LD: That's pretty good. We'll go one more time. What I want you to do is explain it to me using quotes and using dates, support yourself, but basically explain to me. And what I want to hear is the unreasonableness of what happened. I want you to tell me how unreasonable all this stuff really is. How did you feel about it when you look at this stuff?

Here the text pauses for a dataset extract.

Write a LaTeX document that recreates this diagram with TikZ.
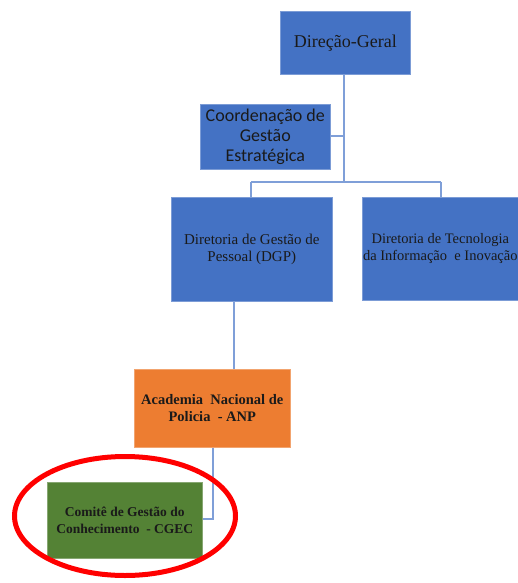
\documentclass[tikz,border=0pt]{standalone}
\usepackage{fontspec}
\usetikzlibrary{shapes.geometric}
\setmainfont{Liberation Serif}
\newfontfamily\calfont{Carlito}
\definecolor{boxblue}{HTML}{4472C4}
\definecolor{boxorange}{HTML}{ED7D31}
\definecolor{boxgreen}{HTML}{548235}
\definecolor{linkblue}{HTML}{7F9FD8}
\definecolor{txt}{HTML}{1A1A1A}
\begin{document}
\begin{tikzpicture}[x=1pt,y=-1pt,
  orgbox/.style={rectangle, inner sep=0pt, text=txt, align=center, draw=#1!70!white, line width=0.6pt, fill=#1},
  link/.style={draw=linkblue, line width=1.4pt}]
\useasboundingbox (0,0) rectangle (518,583);
\node[orgbox=boxblue, minimum width=130pt, minimum height=63pt, anchor=north west,
  font=\fontsize{18}{20}\selectfont] (dg) at (280,11) {Direção-Geral};
\node[orgbox=boxblue, minimum width=130pt, minimum height=65pt, anchor=north west,
  font=\calfont\fontsize{18}{20}\selectfont] (cge) at (200,104) {Coordenação de\\Gestão\\Estratégica};
\node[orgbox=boxblue, minimum width=161pt, minimum height=104pt, anchor=north west,
  font=\fontsize{15}{17}\selectfont] (dgp) at (171,197) {Diretoria de Gestão de\\Pessoal (DGP)};
\node[orgbox=boxblue, minimum width=156pt, minimum height=103pt, anchor=north west,
  font=\fontsize{14.5}{17}\selectfont] (dti) at (362,197) {Diretoria de Tecnologia\\da Informação\ \ e Inovação};
\node[orgbox=boxorange, minimum width=156pt, minimum height=78pt, anchor=north west,
  font=\fontsize{14.5}{17}\selectfont\bfseries] (anp) at (134,369) {Academia\ \ Nacional de\\Policia\ \ - ANP};
\node[orgbox=boxgreen, minimum width=155pt, minimum height=76pt, anchor=north west,
  font=\fontsize{13.5}{17}\selectfont\bfseries] (cgec) at (47,482) {Comitê de Gestão do\\Conhecimento\ \ - CGEC};
\coordinate (hub) at (344,182);
\coordinate (hubL) at (251,182);
\coordinate (hubR) at (441,182);
\coordinate (cgeJ) at (344,136);
\coordinate (anpJ) at (213,519);
\draw[link] (dg.south -| hub) -- (hub);
\draw[link] (cge.east |- cgeJ) -- (cgeJ);
\draw[link] (hubL) -- (hubR);
\draw[link] (hubL) -- (hubL |- dgp.north);
\draw[link] (hubR) -- (hubR |- dti.north);
\draw[link] (234,301) -- (234,369);
\draw[link] (anpJ |- anp.south) -- (anpJ) -- (cgec.east |- anpJ);
\node[draw=red, line width=5pt, ellipse, minimum width=221pt, minimum height=119pt, inner sep=0pt] (ring) at (125,516) {};
\end{tikzpicture}
\end{document}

KK: Angry, mad, really mad. You see where my brother really felt that our rights were violated, my father's rights were violated. He had done nothing wrong, he had been working to better the food supply in the United States, and yet he is seen as a dangerous "enemy alien." And when we got this documentation that Edison had found in the archives in 1972, of course we were very angry. For one, it showed that through the memorandum in, well, was really before this, but these are the ones that are, say right now. In April, the assistant attorney general memorandum to the FBI director made a recommendation that prosecution be instituted for espionage, and that possibly he could be used as an exchange for prisoners and prisoner exchange. Okay. Then in July, the U.S. Attorney Charles H. Carr wrote a letter to Clark, and he tells Clark that, "The facts in the case do not warrant prosecution for espionage," yet Clark sends a memorandum the next month in August to the director of the FBI and states that, "Indictment suggests to," quote, "improve bargaining status for exchange purposes," unquote. Therefore, later on, in March of '46, Attorney General Tom Clark signs an order for the removal of my father, George Kumemaro Uno from the U.S. because it is, quote, deemed, he is, quote, "deemed dangerous to public peace and safety," unquote. It took many, many months and many letters, and yet, still in May of '46, my father got a letter from Thomas M. Cooey II, director of Alien Enemy Control Unit, denying any request for release, and reaffirming the attorney general's removal orders. But my father still believed in the American legal system, and through the ACLU appealed his stay of deportation, and so he never was deported, but was not released from camp until... what was it? September of 1947. And then, ironically, later on, in 1952, when Asians were allowed to become American citizens, he became an American citizen and led his graduating class in the national anthem.